Le rêve de Léopold II
Bien avant de monter sur le trône, Léopold II rêve d’une colonie pour développer le commerce de la Belgique en lui donnant accès à des matières premières qu’elle ne possède pas. Sa première idée est de racheter les Philippines à l’Espagne : cette dernière refuse. Il finance alors les expéditions de l’anglais Henry Morton Stanley le long du fleuve Congo à partir de 1876. Ces années voient la création par le Roi Léopold II de deux associations internationales, l’une présentant un objectif humanitaire – Association internationale africaine, 1878 – et l’autre poursuivant des buts économiques – Association internationale du Congo, 1879. Les expéditions de Stanley comme les deux associations permettent au roi belge de développer son influence dans la région. Lors de la conférence de Berlin entre novembre 1884 et février 1885, organisée par le chancelier allemand, Otto von Bismarck, en vue du partage de l’Afrique entre les grandes puissances, Léopold II reçoit, à titre personnel, un vaste territoire au cœur du continent : l’État Indépendant du Congo.
La fondation de l’État Indépendant du Congo
L’État Indépendant du Congo (EIC) est fondé en 1885. Ce territoire d’une superficie de deux millions et demi de kilomètres carrés sur lequel Léopold II exerce sa souveraineté lui appartient en propre : le gouvernement belge considère ce projet comme l’aventure personnelle du souverain et ne s’y implique pas. La prise de contrôle du territoire se fait par l’installation de postes militaires le long des routes et des chemins de fer construits sur le territoire. Pour ce faire, le gouvernement colonial au Congo utilise son armée privée, la Force Publique. Celle-ci est formée de déclassés de la société belge et de mercenaires étrangers. La colonie permet, en effet, à de nombreuses personnes de faire carrière dans l’armée de même que dans son administration.
Une colonisation surtout économique
La colonisation du Congo commence par une grande vague d’expropriations. Près de 95% des terres congolaises passent aux mains de l’EIC qui lance un système de concessions. Des entreprises privées y achètent des terres ; toutefois, Léopold II et l’EIC conservent des parts en tant qu’actionnaires. Ces concessions garantissent la récolte de fonds afin de réaliser des investissements d’exploitation et de rentabiliser le projet colonial. Dans un premier temps, ce dernier fut financé par la richesse personnelle du Roi qui, recherchant des bénéfices à court terme, fut contraint d’emprunter de l’argent à l’État belge.
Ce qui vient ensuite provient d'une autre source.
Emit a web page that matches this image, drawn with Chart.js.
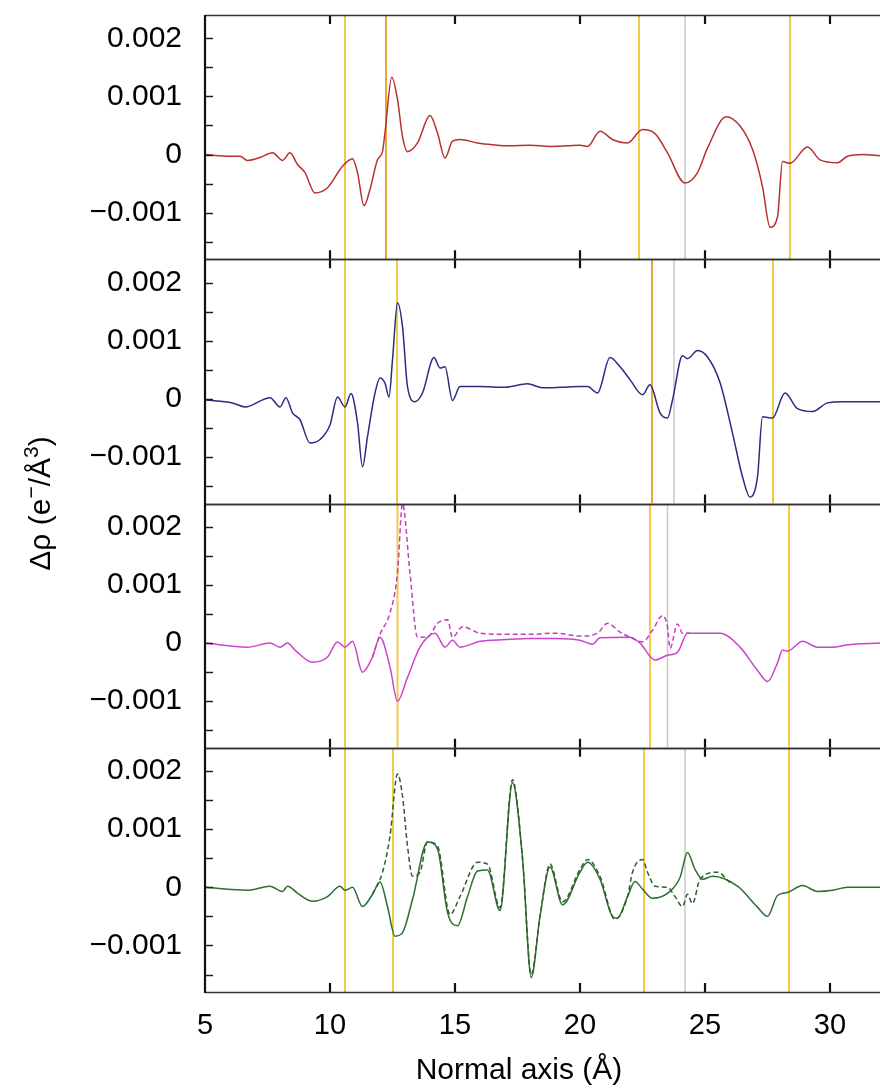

Grâce au système des concessions, de grandes compagnies à charte (ou concession écrite d’un gouvernement) possédant des territoires immenses développent leurs activités d’exploitation et de commerce. Telle la compagnie minière du Katanga, qui possède ce territoire pour 99 ans et bénéficie d’importants privilèges. Ce système peu réglementé est de plus en plus vivement critiqué comme favorisant une forme de capitalisme menant à des traitements cruels sur les indigènes comme le portage forcé ou les mains coupées. Une telle vision à court terme de l’économie congolaise, orientée sur le profit et l’exploitation des matières premières, néglige le développement de l’agriculture, épuise le territoire et entraine une forte diminution de la population locale.
Le rôle des missions religieuses
Les congrégations religieuses, et plus particulièrement les Jésuites, constituent un autre grand acteur de la colonisation du Congo. Elles souhaitent propager la foi catholique par l’éducation : le système des fermes-chapelles situées dans des territoires fertiles à proximité de plusieurs villages vise à la fois à évangéliser les populations et à cultiver la région. Léopold II confie cette activité d’évangélisation exclusivement à des missionnaires belges ; en outre, il favorise les catholiques par rapport aux protestants. L’évangélisation est un moyen de promouvoir le projet de colonisation de l’EIC auprès des populations locales en civilisant les jeunes Congolais ; en Belgique, elle permet de dissiper la méfiance du gouvernement catholique par rapport à ce projet.
Toutefois, les Jésuites se voient critiqués pour leurs méthodes d’éducation. Le rapport d’une commission d’enquête belge en novembre 1905 dénonce le recrutement d’enfants enlevés à leur famille, alors que la loi prévoit seulement l’éducation des orphelins. Les Jésuites maintiennent ces enfants sous leur tutelle sans leur permettre de se marier, ni de retourner dans leur village ou de posséder quoi que ce soit.